### Task material

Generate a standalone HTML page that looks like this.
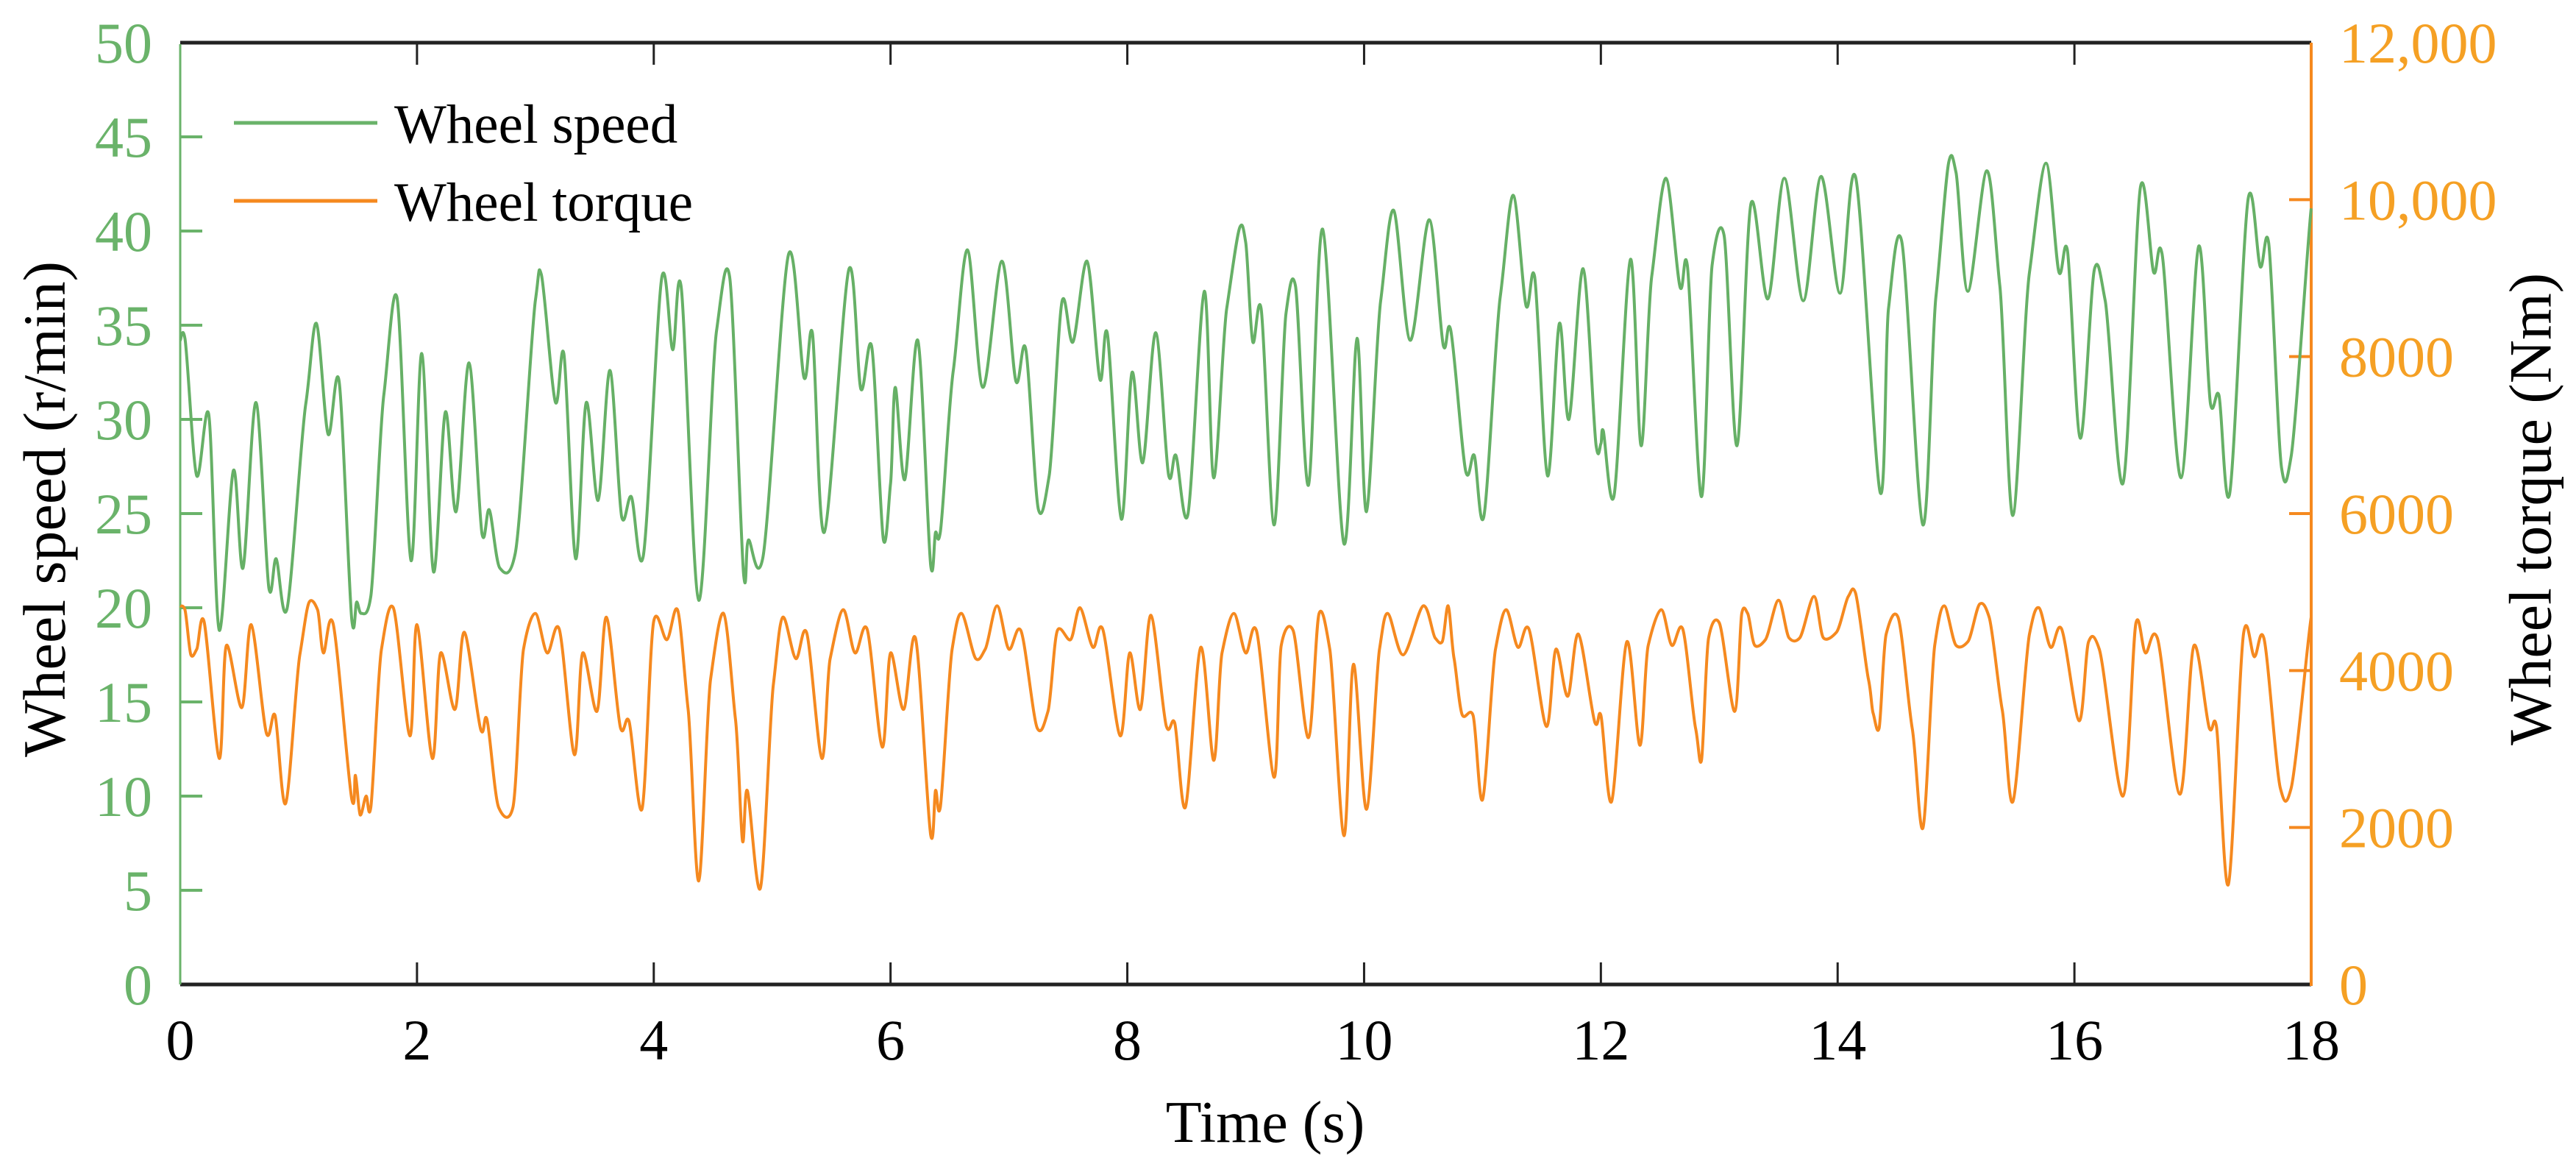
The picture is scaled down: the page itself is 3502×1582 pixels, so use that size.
<!DOCTYPE html>
<html><head><meta charset="utf-8"><style>
html,body{margin:0;padding:0;background:#fff;}
svg{display:block;font-family:"Liberation Serif",serif;}
</style></head><body>
<svg id="chart" width="3502" height="1582" viewBox="0 0 3502 1582" xmlns="http://www.w3.org/2000/svg">
<g id="axes"></g>
<g id="series"></g>
<g>
<line x1="318" y1="167" x2="513" y2="167" stroke="#6ab36a" stroke-width="5"/>
<text x="536" y="194" font-size="75" fill="#000">Wheel speed</text>
<line x1="318" y1="273" x2="513" y2="273" stroke="#f5891f" stroke-width="5"/>
<text x="536" y="300" font-size="75" fill="#000">Wheel torque</text>
</g>
<text x="1720" y="1552" font-size="80" text-anchor="middle" fill="#000">Time (s)</text>
<text transform="translate(88,692) rotate(-90)" font-size="82" text-anchor="middle" fill="#000">Wheel speed (r/min)</text>
<text transform="translate(3440,692) rotate(-90)" font-size="82" text-anchor="middle" dominant-baseline="central" fill="#000">Wheel torque (Nm)</text>
</svg>
<script>
const xTicks = [0,2,4,6,8,10,12,14,16,18];
const leftTicks = [0,5,10,15,20,25,30,35,40,45,50];
const rightTicks = [0,2000,4000,6000,8000,10000,12000];
const rightTickLabels = ["0","2000","4000","6000","8000","10,000","12,000"];

const speedTime = [0,0.04,0.14,0.24,0.33,0.45,0.53,0.64,0.75,0.81,0.90,1.06,1.15,1.25,1.34,1.45,1.49,1.53,1.61,1.72,1.83,1.95,2.04,2.14,2.24,2.33,2.44,2.55,2.61,2.70,2.83,
3.00,3.05,3.17,3.24,3.34,3.43,3.53,3.63,3.73,3.81,3.91,4.07,4.16,4.23,4.38,4.53,4.64,4.76,4.80,4.92,5.14,5.27,5.34,5.44,5.65,5.75,5.84,5.94,
6.00,6.04,6.12,6.23,6.34,6.38,6.42,6.53,6.65,6.78,6.94,7.06,7.14,7.25,7.34,7.45,7.54,7.66,7.77,7.83,7.95,8.04,8.13,8.24,8.35,8.41,8.51,8.65,8.73,8.84,8.95,
9.00,9.06,9.13,9.24,9.34,9.42,9.53,9.65,9.83,9.94,10.02,10.14,10.25,10.39,10.55,10.67,10.73,10.86,10.93,11.01,11.15,11.26,11.37,11.44,11.55,11.65,11.73,11.85,11.96,
12.00,12.02,12.11,12.25,12.34,12.43,12.55,12.67,12.73,12.85,12.94,13.04,13.15,13.27,13.41,13.55,13.71,13.86,14.02,14.15,14.36,14.43,14.54,14.72,14.83,14.94,
15.00,15.10,15.26,15.37,15.48,15.62,15.76,15.87,15.94,16.05,16.17,16.26,16.41,16.56,16.67,16.74,16.90,17.05,17.15,17.22,17.31,17.47,17.57,17.64,17.75,17.83,18.00];
const speedValue = [34.2,34.3,27.0,30.3,18.8,27.3,22.1,30.9,21.0,22.6,19.9,30.8,35.1,29.2,32.1,19.3,20.3,19.7,20.6,31.3,36.5,22.5,33.5,21.9,30.4,25.1,33.0,23.9,25.2,22.1,22.9,
36.3,37.7,30.9,33.5,22.6,30.9,25.7,32.6,24.8,25.9,22.7,37.6,33.7,37.1,20.4,34.7,37.6,21.7,23.6,22.6,38.8,32.2,34.6,24.0,38.0,31.6,33.9,23.6,
26.6,31.7,26.8,34.2,22.2,24.0,24.0,32.6,39.0,31.7,38.4,32.0,33.8,25.2,27.0,36.3,34.1,38.4,32.1,34.6,24.7,32.5,27.7,34.6,27.0,28.1,24.9,36.8,26.9,35.9,40.2,
39.4,34.1,35.9,24.4,35.6,37.1,26.5,40.1,23.4,34.3,25.1,36.3,41.1,34.2,40.6,33.9,34.8,27.2,28.1,24.8,36.5,41.9,36.0,37.6,27.0,35.1,30.0,38.0,28.6,
28.7,29.4,25.9,38.5,28.6,37.6,42.8,37.0,38.2,25.9,38.2,39.8,28.6,41.5,36.4,42.8,36.3,42.9,36.7,42.9,26.1,35.9,39.5,24.4,36.5,43.7,
43.1,36.8,43.2,37.1,24.9,37.8,43.6,37.8,39.0,29.0,38.0,36.3,26.6,42.4,37.8,38.8,26.9,39.2,30.8,31.3,26.0,41.8,38.1,39.4,27.4,28.0,41.2];

const torqueTime = [0,0.04,0.09,0.14,0.20,0.33,0.39,0.52,0.60,0.73,0.80,0.89,1.01,1.09,1.16,1.21,1.29,1.45,1.48,1.52,1.57,1.61,1.70,1.80,1.94,2.00,2.13,2.20,2.32,2.40,2.54,2.59,2.69,2.81,2.90,
3.00,3.10,3.20,3.33,3.40,3.52,3.60,3.72,3.79,3.90,4.00,4.11,4.20,4.29,4.38,4.48,4.59,4.69,4.75,4.79,4.90,5.01,5.09,5.20,5.29,5.42,5.49,5.60,5.70,5.80,5.93,
6.00,6.11,6.21,6.34,6.38,6.42,6.52,6.60,6.72,6.80,6.90,7.00,7.10,7.24,7.33,7.41,7.52,7.60,7.71,7.79,7.94,8.02,8.11,8.20,8.33,8.40,8.49,8.62,8.73,8.80,8.90,
9.00,9.09,9.24,9.30,9.40,9.53,9.62,9.71,9.83,9.91,10.02,10.13,10.20,10.33,10.50,10.60,10.66,10.71,10.76,10.83,10.92,11.00,11.11,11.20,11.30,11.39,11.54,11.62,11.72,11.81,11.95,
12.00,12.09,12.22,12.33,12.40,12.51,12.60,12.69,12.80,12.85,12.91,13.00,13.13,13.19,13.24,13.30,13.39,13.50,13.59,13.68,13.80,13.88,13.99,14.09,14.15,14.26,14.30,14.35,14.41,14.51,14.63,14.72,14.82,14.90,
15.00,15.10,15.20,15.28,15.39,15.48,15.62,15.70,15.80,15.89,16.04,16.12,16.21,16.41,16.52,16.60,16.70,16.89,17.01,17.14,17.20,17.30,17.43,17.52,17.60,17.74,17.83,18.00];
const torqueValue = [4824,4776,4200,4272,4632,2880,4320,3528,4584,3192,3432,2304,4200,4872,4776,4224,4608,2352,2664,2160,2400,2256,4272,4800,3168,4584,2880,4224,3504,4488,3240,3384,2256,2256,4272,
4728,4224,4536,2928,4224,3480,4680,3264,3360,2232,4632,4392,4776,3504,1320,3888,4728,3384,1824,2472,1224,3816,4680,4152,4488,2880,4152,4776,4224,4536,3024,
4224,3504,4416,1896,2472,2256,4272,4728,4152,4272,4824,4272,4512,3264,3480,4512,4392,4800,4296,4536,3168,4224,3504,4704,3288,3336,2256,4296,2856,4224,4728,
4224,4512,2640,4320,4512,3144,4728,4272,1896,4080,2232,4272,4728,4200,4824,4416,4368,4824,4152,3432,3432,2352,4272,4776,4296,4536,3288,4272,3672,4464,3336,
3432,2328,4368,3048,4320,4776,4320,4536,3264,2856,4416,4608,3480,4728,4728,4320,4392,4896,4416,4416,4944,4416,4488,4944,4992,3888,3456,3264,4464,4680,3264,1992,4320,4824,
4320,4368,4848,4680,3504,2328,4464,4800,4296,4536,3360,4368,4272,2400,4608,4224,4416,2424,4320,3264,3288,1272,4488,4176,4416,2496,2496,4680];

const X0 = 245, X1 = 3142, YT = 58, YB = 1338;
const xScale = t => X0 + (t / 18) * (X1 - X0);
const yLeft = v => YB - (v / 50) * (YB - YT);
const yRight = v => YB - (v / 12000) * (YB - YT);
const NS = "http://www.w3.org/2000/svg";
function mk(tag, attrs, parent) {
  const el = document.createElementNS(NS, tag);
  for (const k in attrs) el.setAttribute(k, attrs[k]);
  parent.appendChild(el);
  return el;
}
function smoothPath(pts) {
  let d = 'M' + pts[0][0].toFixed(1) + ',' + pts[0][1].toFixed(1);
  for (let i = 0; i < pts.length - 1; i++) {
    const p0 = pts[i - 1] || pts[i], p1 = pts[i], p2 = pts[i + 1], p3 = pts[i + 2] || p2;
    const k = 0.35;
    const c1x = p1[0] + (p2[0] - p0[0]) * k / 2 * 0.9, c1y = p1[1] + (p2[1] - p0[1]) * k / 2 * 0.6;
    const c2x = p2[0] - (p3[0] - p1[0]) * k / 2 * 0.9, c2y = p2[1] - (p3[1] - p1[1]) * k / 2 * 0.6;
    d += ' C' + c1x.toFixed(1) + ',' + c1y.toFixed(1) + ' ' + c2x.toFixed(1) + ',' + c2y.toFixed(1) + ' ' + p2[0].toFixed(1) + ',' + p2[1].toFixed(1);
  }
  return d;
}
const axes = document.getElementById('axes');
const series = document.getElementById('series');

let e;
e = mk('line', {x1: X0, y1: YT, x2: X1, y2: YT, stroke: '#222', 'stroke-width': 5}, axes);


e = mk('line', {x1: X0, y1: YB, x2: X1, y2: YB, stroke: '#222', 'stroke-width': 5}, axes);


e = mk('line', {x1: X0, y1: YT + 2, x2: X0, y2: YB, stroke: '#6ab36a', 'stroke-width': 3}, axes);


e = mk('line', {x1: X1, y1: YT, x2: X1, y2: YB + 2, stroke: '#f5891f', 'stroke-width': 4}, axes);



xTicks.forEach(t => {
  const x = xScale(t);
  if (t > 0 && t < 18) {
    e = mk('line', {x1: x, y1: YB, x2: x, y2: YB - 30, stroke: '#222', 'stroke-width': 3}, axes);
    
    
    e = mk('line', {x1: x, y1: YT, x2: x, y2: YT + 30, stroke: '#222', 'stroke-width': 3}, axes);
    
    
  }
  e = mk('text', {x: x, y: 1440, 'font-size': 78, 'text-anchor': 'middle', fill: '#000'}, axes);
  e.textContent = t;
  
  
});

leftTicks.forEach(v => {
  const y = yLeft(v);
  if (v > 0 && v < 50) {
    e = mk('line', {x1: X0, y1: y, x2: X0 + 30, y2: y, stroke: '#6ab36a', 'stroke-width': 4}, axes);
    
    
  }
  e = mk('text', {x: 207, y: y + 27, 'font-size': 78, 'text-anchor': 'end', fill: '#6ab36a'}, axes);
  e.textContent = v;
  
  
});

rightTicks.forEach((v, i) => {
  const y = yRight(v);
  if (v > 0 && v < 12000) {
    e = mk('line', {x1: X1, y1: y, x2: X1 - 30, y2: y, stroke: '#f5891f', 'stroke-width': 4}, axes);
    
    
  }
  e = mk('text', {x: 3180, y: y + 27, 'font-size': 78, 'text-anchor': 'start', fill: '#f5a024'}, axes);
  e.textContent = rightTickLabels[i];
  
  
});

const sp = speedTime.map((t, i) => [xScale(t), yLeft(speedValue[i])]);
e = mk('path', {d: smoothPath(sp), fill: 'none', stroke: '#66b066', 'stroke-width': 4, 'stroke-linejoin': 'round'}, series);



const tp = torqueTime.map((t, i) => [xScale(t), yRight(torqueValue[i])]);
e = mk('path', {d: smoothPath(tp), fill: 'none', stroke: '#f5891f', 'stroke-width': 4, 'stroke-linejoin': 'round'}, series);


</script>
</body></html>
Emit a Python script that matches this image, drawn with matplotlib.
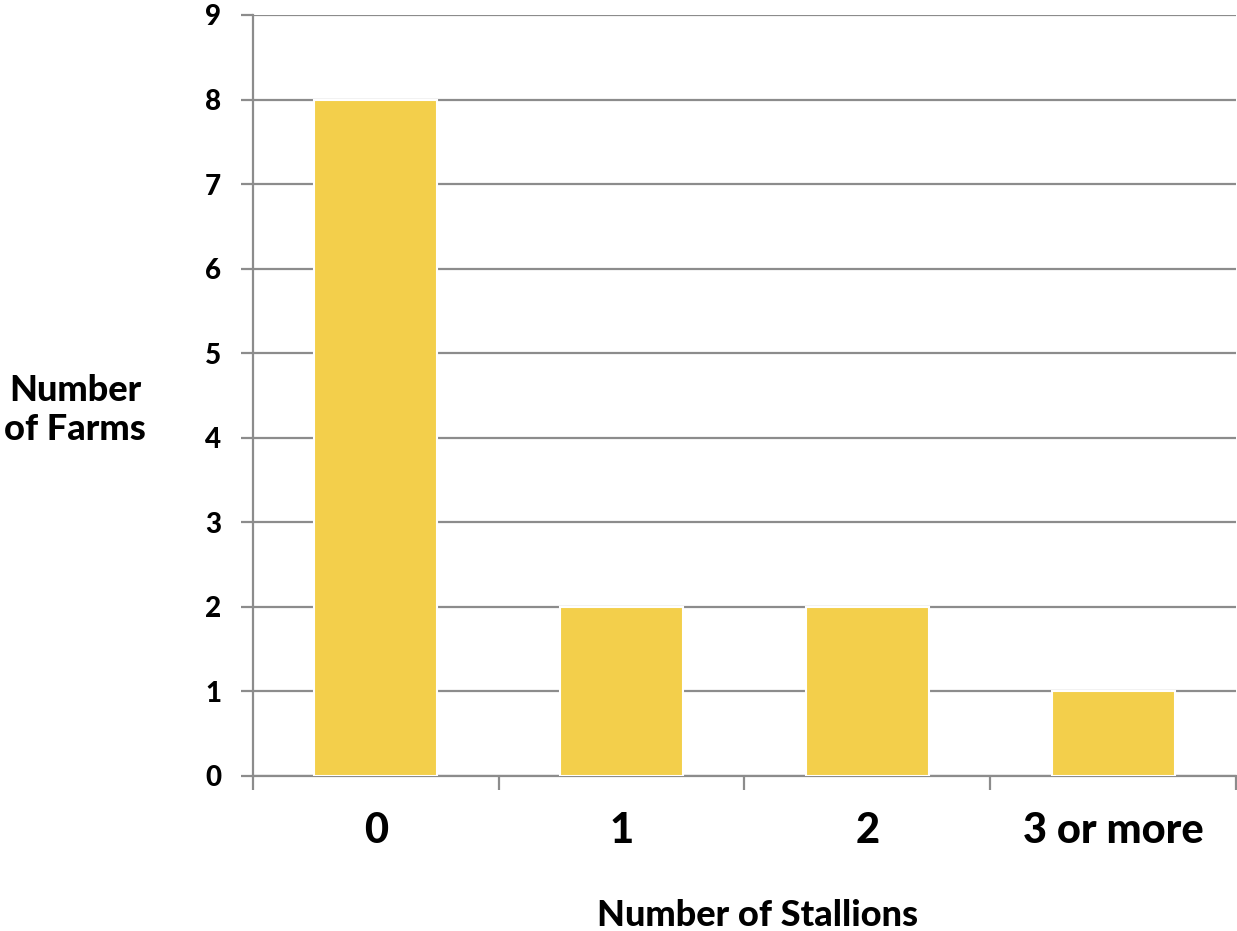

######

**Exercise brief**: Filter the records above for lines containing the word "page", and copy those lines.

**The response**:
Generate a standalone HTML page that looks like this.
The picture is scaled down: the page itself is 3502×1582 pixels, so use that size.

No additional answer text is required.